By applying an efficient drying technology, the energy consumption of LIB cell drying can be reduced. However the extent of the reduction is difficult to determine due to insufficient data. Nevertheless, a rough assessment can be made by using the relative saving potentials estimated by the experts (

Table 3. Effect of novel drying technologies on annual energy consumption and GHG emissions in 2030.

Drying Technology	Energy Saving Potential	Energy Consumption (kWh/kWh Cell Capacity)	GHG Emissions in 2030 (Metric Ton CO2eq/a)
Hot air drying (status quo)	0%	10.09 kWh natural gas	3.400 million Mt CO2eq/a
		0.92 kWh electricity
NIR drying	80%	2.204 kWh electricity	0.773 million Mt CO2eq/a
Laser drying	50%	5.51 kWh electricity	1.933 million Mt CO2eq/a

Assumptions: Energy saving potential in relation to hot air drying, energy consumed in form of electricity, energy consumption for hot air drying as baseline [8], 0.2 kg CO₂eq/kWh natural gas [38], 0.23 kg CO₂eq/kWh electricity [39] (European average in 2020), 1525 GWh annual LIB production in 2030 [5].

).

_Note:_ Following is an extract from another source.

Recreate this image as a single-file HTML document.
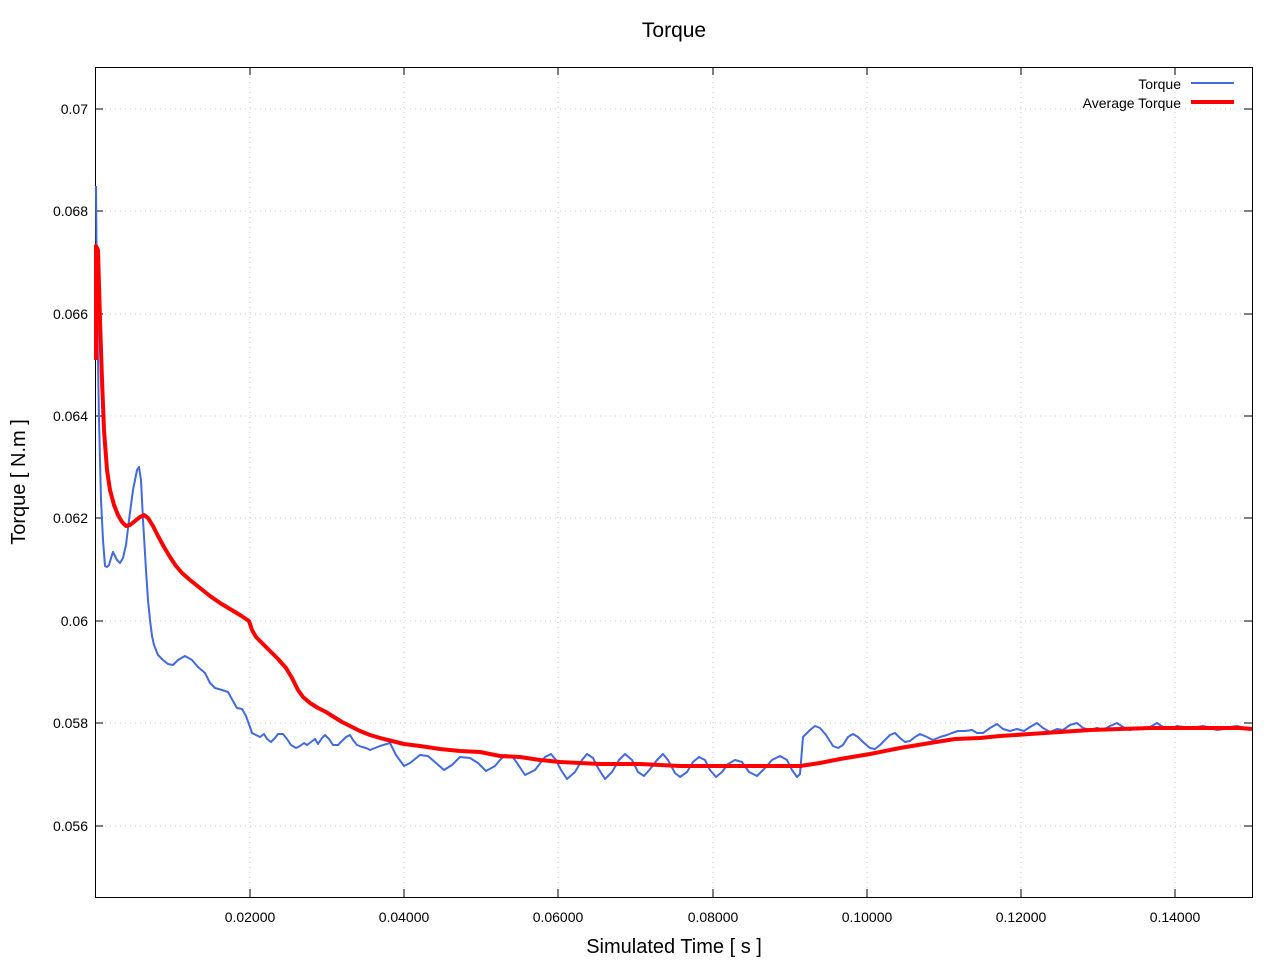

These saving potentials were determined by asking the experts what percentage of energy consumption can be reduced by innovative technologies compared to convection drying. The average estimates for NIR and laser drying are 80% and 50%, respectively. Based on this, the energy consumption for drying one kWh cell capacity can be calculated (Table 3, column three). Finally, by estimating a LIB production capacity of 1525 GWh in 2030 [5], the resulting savings of GHG emissions can be calculated (Table 3, column four). The potential energy and GHG emission savings of drying technologies in LIB cell production are considerable. By switching to NIR drying, the annual GHG emissions of LIB electrode drying in 2030 could be reduced from 3.4 million Mt CO₂eq with hot air drying to less than 0.8 million Mt CO₂eq. The energy-saving potential for laser drying is smaller, resulting in GHG emissions of 1.9 million Mt CO₂eq in 2030. This suggests that NIR drying or laser drying is applied in 100% of LIB cell production facilities. Although NIR drying is about to reach maturity for mass production from a technological point of view, existing production equipment has usually been in operation for over ten years because of the high investment costs. However, many new production sides are currently under construction to meet the continuously rising demand for LIB, and thus, new opportunities to include novel drying technologies have arisen. Whether these technological approaches also affect the requirements for subsequent processes, such as vacuum drying by the reduction of residual moisture content, is yet to be determined.

4. Conclusions

The aim of this study was to evaluate novel drying technologies for their suitability for LIB cell drying and their potential to reduce the energy consumption and greenhouse gas emissions of LIB cell production. A total of ten drying technologies were identified and analysed for their potential to reduce cost, energy consumption, process time and improve electrode quality. Of these, two technologies have shown great benefits and potential for commercialisation in the coming years: NIR drying and laser drying. In particular, NIR drying appears promising as it has the potential to reduce energy consumption, process time and cost while being close to large-scale industrial applications. Both technologies have the potential to significantly reduce greenhouse gas emissions from LIB cell production: up to 2.63 million Mt of CO₂eq can be saved by 2030 using NIR drying. This makes drying an effective approach to reducing energy consumption in LIB cell production over the coming years.

This study contributes to the scientific literature on sustainable LIB cell production with a comprehensive technology review of post-coating drying, assessing the economic, performance and quality potential as well as the TRL for each technology. The results of this study provide practical insights for industry and policy stakeholders by raising awareness of promising new technologies in LIB cell production.

A limitation of this study’s approach is the inherent subjectivity of expert interviews. Although this subjectivity ought to be minimized through cross-examinations, it cannot be completely ruled out. Another challenge is the identification of all relevant technological approaches. The authors conducted research to the best of their abilities, but a 100 percent accuracy rate cannot be promised, partly because emerging innovative technologies are guarded as corporate secrets.

However, these limitations do provide opportunities for further research. Future studies using a more quantitative approach can verify or complement these findings and further advance technological maturity. In addition, subsequent studies are needed to identify innovative technologies or breakthroughs in drying processes and other processes. This study can be considered a starting point for this endeavour.